Rijadviezen
Houd u aan de verkeersregels en let onder alle
omstandigheden goed op.
Richt uw aandacht op het verkeer en houd uw
handen op het stuurwiel, zodat u snel kunt reageren
op onverwachte situaties.
Uit veiligheidsoverwegingen moet de bestuurder
handelingen die veel aandacht vergen altijd bij
stilstaande auto uitvoeren.
Las tijdens een lange rit om de twee uur een
pauze in.
Rijd bij slecht weer defensief, rem eerder af en houd
meer afstand tot uw voorligger.
Laat de motor nooit stationair draaien
in een slecht geventileerde, afgesloten
ruimte: verbrandingsmotoren stoten giftige
uitlaatgassen uit, zoals koolmonoxide. Dit kan
leiden tot een vergiftiging met dodelijke afloop!

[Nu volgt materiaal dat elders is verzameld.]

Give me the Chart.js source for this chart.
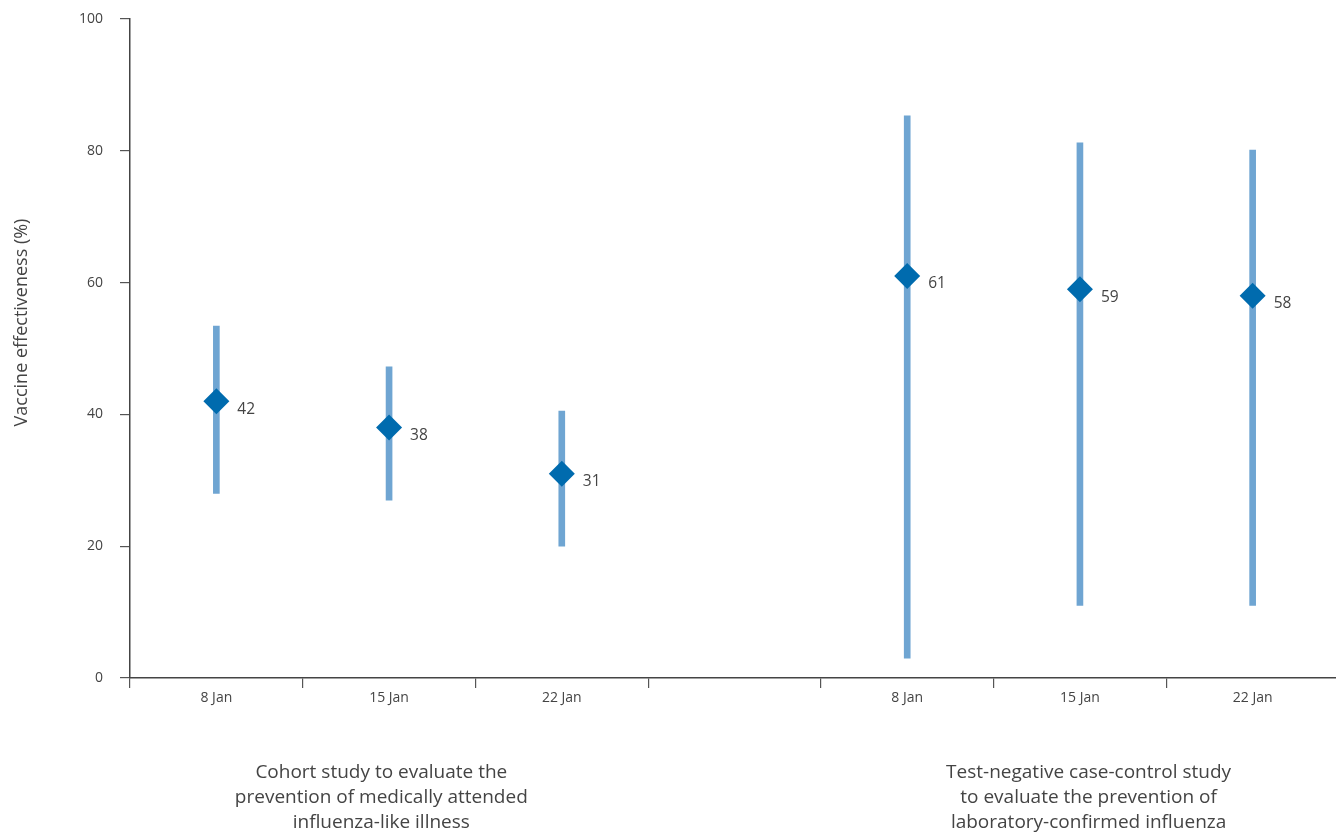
<!DOCTYPE html>
<html>
<head>
<meta charset="utf-8">
<script src="https://cdn.jsdelivr.net/npm/chart.js@4/dist/chart.umd.min.js"></script>
<style>
html,body{margin:0;padding:0;background:#fff;overflow:hidden;}
#wrap{width:1339px;height:832px;position:relative;}
</style>
</head>
<body>
<div id="wrap"><canvas id="c" width="1339" height="832"></canvas></div>
<script>
const categories = ['8 Jan', '15 Jan', '22 Jan', '', '8 Jan', '15 Jan', '22 Jan'];
const estimates = [42, 38, 31, null, 61, 59, 58];
const lowerCI = [28, 27, 20, null, 3, 11, 11];
const upperCI = [53.4, 47.2, 40.5, null, 85.3, 81.2, 80.1];
const yTicks = [0, 20, 40, 60, 80, 100];
const yTitle = 'Vaccine effectiveness (%)';
const groupLabels = [
  { center: 0.955, lines: ['Cohort study to evaluate the', 'prevention of medically attended', 'influenza-like illness'] },
  { center: 5.05, lines: ['Test-negative case-control study', 'to evaluate the prevention of', 'laboratory-confirmed influenza'] }
];

const FONT = '"Open Sans", "DejaVu Sans", sans-serif';
const TEXT = '#444444';

const ciData = lowerCI.map((l, i) => (l === null ? null : [l, upperCI[i]]));

const labelPlugin = {
  id: 'labels',
  afterDatasetsDraw(chart) {
    const ctx = chart.ctx;
    const meta = chart.getDatasetMeta(1);
    ctx.save();
    ctx.font = '15.5px ' + FONT;
    ctx.fillStyle = TEXT;
    ctx.textAlign = 'left';
    ctx.textBaseline = 'middle';
    meta.data.forEach((pt, i) => {
      if (estimates[i] === null) return;
      ctx.fillText(String(estimates[i]), pt.x + 21, pt.y + 8);
    });
    // group labels
    const xs = chart.scales.x;
    ctx.font = '19px ' + FONT;
    ctx.textAlign = 'center';
    groupLabels.forEach(g => {
      const cx = xs.getPixelForValue(g.center);
      g.lines.forEach((ln, k) => {
        ctx.fillText(ln, cx, 773 + k * 25);
      });
    });
    // y title
    const ys = chart.scales.y;
    ctx.translate(22, (ys.top + ys.bottom) / 2 - 26);
    ctx.rotate(-Math.PI / 2);
    ctx.font = '18px ' + FONT;
    ctx.fillText(yTitle, 0, 0);
    ctx.restore();
  }
};

new Chart(document.getElementById('c'), {
  type: 'bar',
  data: {
    labels: categories,
    datasets: [
      {
        type: 'bar',
        data: ciData,
        backgroundColor: '#6fa5d2',
        borderWidth: 0,
        barThickness: 6,
        order: 2
      },
      {
        type: 'line',
        data: estimates,
        showLine: false,
        clip: false,
        pointStyle: 'rectRot',
        pointRadius: 13,
        pointHoverRadius: 13,
        pointBackgroundColor: '#006bae',
        pointBorderColor: '#006bae',
        pointBorderWidth: 0,
        order: 1
      }
    ]
  },
  options: {
    responsive: false,
    animation: false,
    events: [],
    layout: { autoPadding: false, padding: { top: 19, right: 0, left: 0, bottom: 0 } },
    plugins: { legend: { display: false }, tooltip: { enabled: false } },
    scales: {
      x: {
        offset: true,
        grid: { offset: true, drawOnChartArea: false, drawTicks: true, tickLength: 10, color: '#555', lineWidth: 1.2 },
        border: { color: '#444', width: 1.5 },
        ticks: { color: TEXT, font: { family: FONT, size: 14 }, padding: 2, maxRotation: 0, autoSkip: false },
        afterFit(s) { s.height = 154; s.paddingLeft = 0; s.paddingRight = 0; }
      },
      y: {
        min: 0,
        max: 100,
        afterBuildTicks(s) { s.ticks = yTicks.map(v => ({ value: v })); },
        grid: { drawOnChartArea: false, drawTicks: true, tickLength: 10, color: '#555', lineWidth: 1.2 },
        border: { color: '#444', width: 1.5 },
        ticks: { color: TEXT, font: { family: FONT, size: 14 }, padding: 17 },
        afterFit(s) { s.width = 130; s.paddingTop = 0; s.paddingBottom = 0; }
      }
    }
  },
  plugins: [labelPlugin]
});
</script>
</body>
</html>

Laat onder extreem koude omstandigheden
(temperaturen lager dan -23°C) de motor
gedurende 4 minuten stationair draaien
alvorens weg te rijden. Deze handelswijze
komt de goede werking en de duurzaamheid
van de mechanische onderdelen van de auto,
motor en versnellingsbak ten goede.
Belangrijk!
Rijd nooit met aangetrokken parkeerrem –
Kans op oververhitting en beschadiging van
het remsysteem!
Het uitlaatsysteem van uw auto wordt erg warm
en blijft ook na het afzetten van de motor nog
enige tijd warm. Zet uw auto daarom niet stil
(om te parkeren of met draaiende motor) op
een plaats met brandbaar materiaal (gras,
afgevallen bladeren enz.). Brandgevaar!
Laat de auto nooit onbewaakt met draaiende
motor achter. Als u uw auto met draaiende
motor moet verlaten, trek dan de parkeerrem
aan en zet de versnellingsbak in de
neutraalstand of in de stand N of P, afhankelijk
van het type versnellingsbak.
Rijden op een overstroomde
weg
Probeer het rijden over overstroomde wegen zo veel
mogelijk te vermijden, want het water kan de motor,
versnellingsbak en het elektrische systeem van uw
auto ernstig beschadigen.
Bent u genoodzaakt over een overstroomd
weggedeelte te rijden, doe dan het volgende:
-
controleer dat de diepte van het water nergens
meer is dan 15 cm en houd daarbij rekening met
de golven die kunnen worden veroorzaakt door
andere gebruikers,
-
schakel de functie Stop & Start uit,
-
rijd zo langzaam mogelijk zonder de motor te
laten afslaan. Rijd in elk geval niet sneller dan
10 km/h,
-
zet de auto niet stil en zet de motor niet af.
Als u het overstroomde weggedeelte achter u hebt
gelaten, rem dan, zodra de verkeerssituatie dat
toelaat, meerdere keren licht af om de remschijven
en remblokken te drogen.
Als u twijfels hebt over de staat van uw auto, neem
dan contact op met het PEUGEOT-netwerk of een
gekwalificeerde werkplaats.
Bij het trekken van een
aanhanger
Het rijden met een aanhanger heeft veel
invloed op het rijgedrag van de auto en vergt
daarom extra aandacht van de bestuurder.